Maybe her parents beat themselves up. Maybe some people thought they were careless parents. I don't know the details, but from my distance I wanted to say to them - forgive yourself. Disability means a full life is often riskier than average -- but all life is risky. None of us get out of this alive. Most us don't want to live in a padded room for as long as possible, we want the best life we can have. We take risks.

So today I took a risk. Nobody died, nobody was even hurt -- but it could have been worse. Seems only fair for me to share a story of an experiment that went off the rails a bit.

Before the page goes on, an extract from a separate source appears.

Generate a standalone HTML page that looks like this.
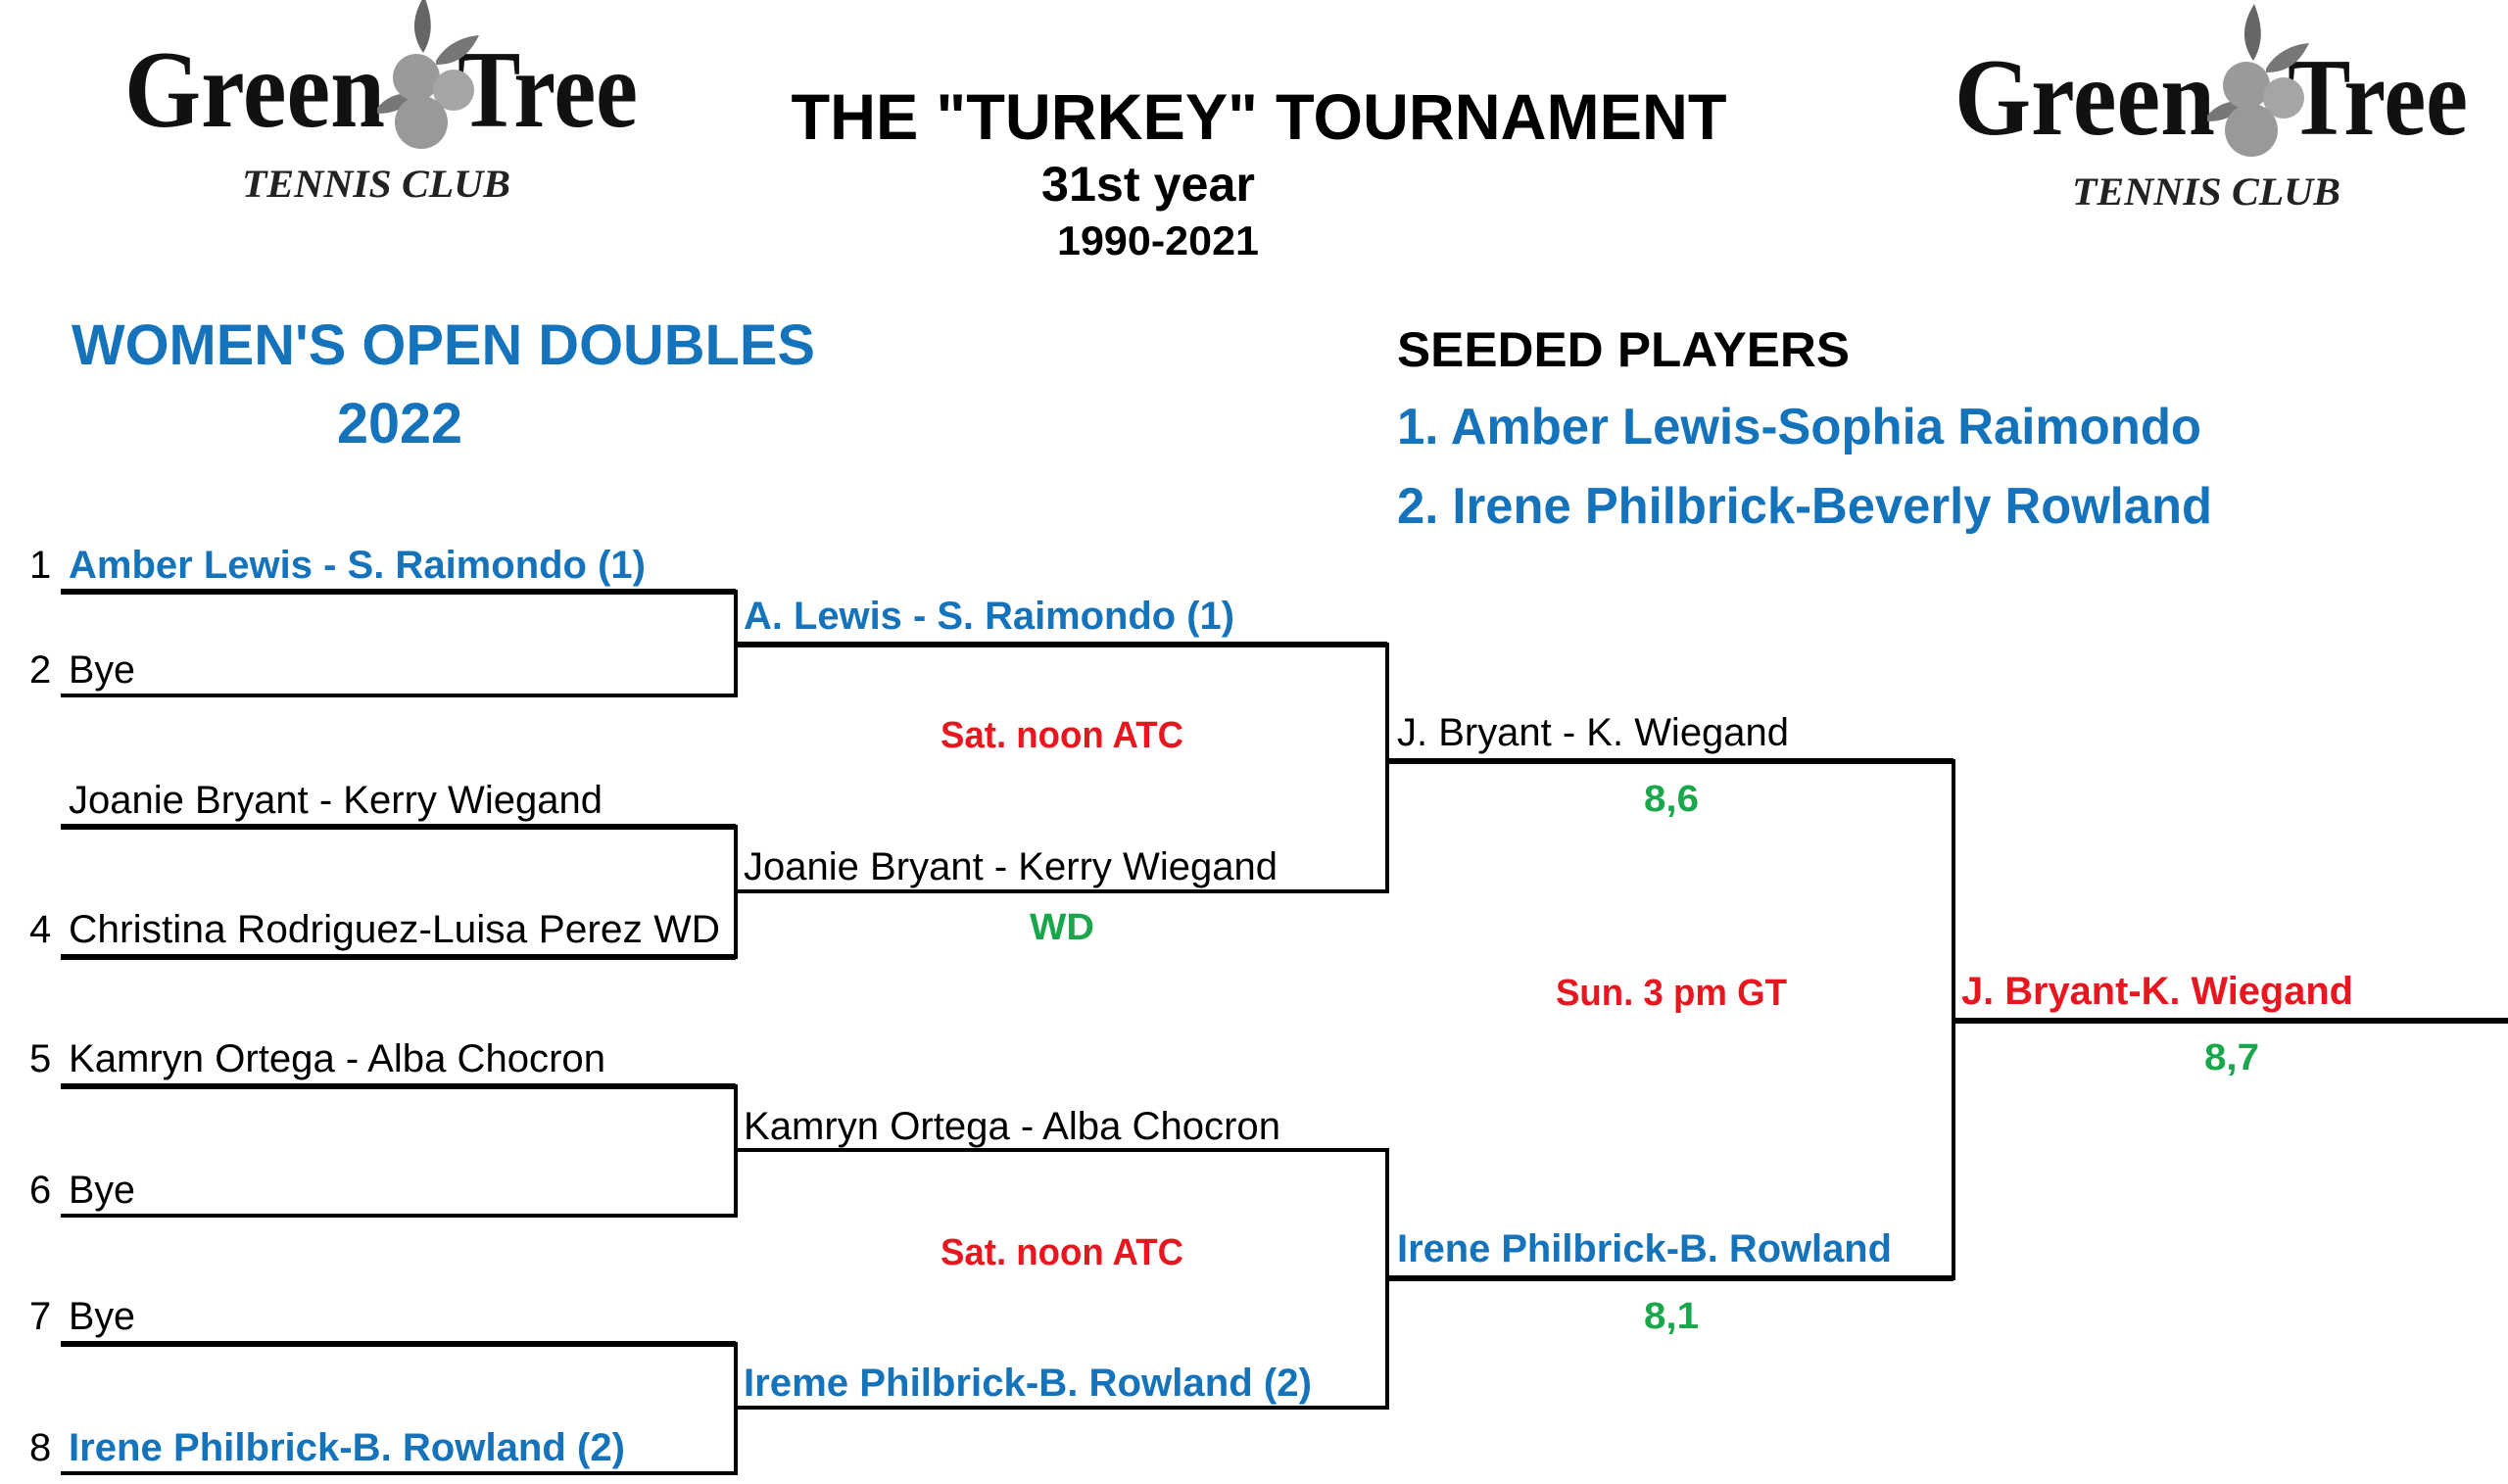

It began with a mountain bike outing to the new and superb Lebanon Hills trails. All three did well on the skills section; #1(ADHD, autism, anxiety, low IQ)  bopped through the intermediate stuff without blinking, and #2 (Asperger) was right behind 'em. So we set off on the green trail. #3 (neurotypical) was working through a bit of trail anxiety, so we fell behind the guys. 

So they got bored, and took off on the blue trail. Otherwise known as "the trail of tears", though I didn't learn that name until later.

#1 called to tell me he'd gone off, but I didn't know the trails that well and assumed he couldn't get that far. (I had scanned the trail map, but didn't notice the long, long blue trail on the section I'd studied). Back at the trailhead a cyclicst overheard me talking about the blue trail with #1, and, being a wise stranger, she butted into "my business" (joking there, I was grateful) and clued me in. Meanwhile #1 was getting anxious and agitated and had split from #2, and #2 had run out of mobile minutes while I was pinned down in the parking lot with #3. 

It looked like we were running out of options, but before I could plan the 911 call my helper called in her husband and his friend and they took off down the blue trail at full-rescue velocity. Got to the boys just as an increasingly agitated #1 was going to split for a roadway he could see in the distance. They were all back about twenty minutes later.

So, in the end, pushing the envelope turned out ok. The boys learned some valuable lessons about being lost like "stay together, don't split up" and "stop and stay on the trail" and "wait for Dad" and "if you're lost, choose a trustworthy looking stranger and ask for help" [1]. I learned that I should give #2 son the "tracer phone" [2] on mountain bike trips, and that I should have printed, labeled and distributed maps the night before the trip.

Next time we push the envelope, I hope we'll have a larger margin of error. Meanwhile, thank you Greater Mankata Multisport Club heroes!

[1] Yes, this sounds odd in the world of 'don't talk to strangers'. Surprise -- the risk of approaching a stranger for help is extremely low. The risks are when strangers approach unsolicited, especially in non-emergent situations.
[2] We have one kid phone with a data plan that can be a locator.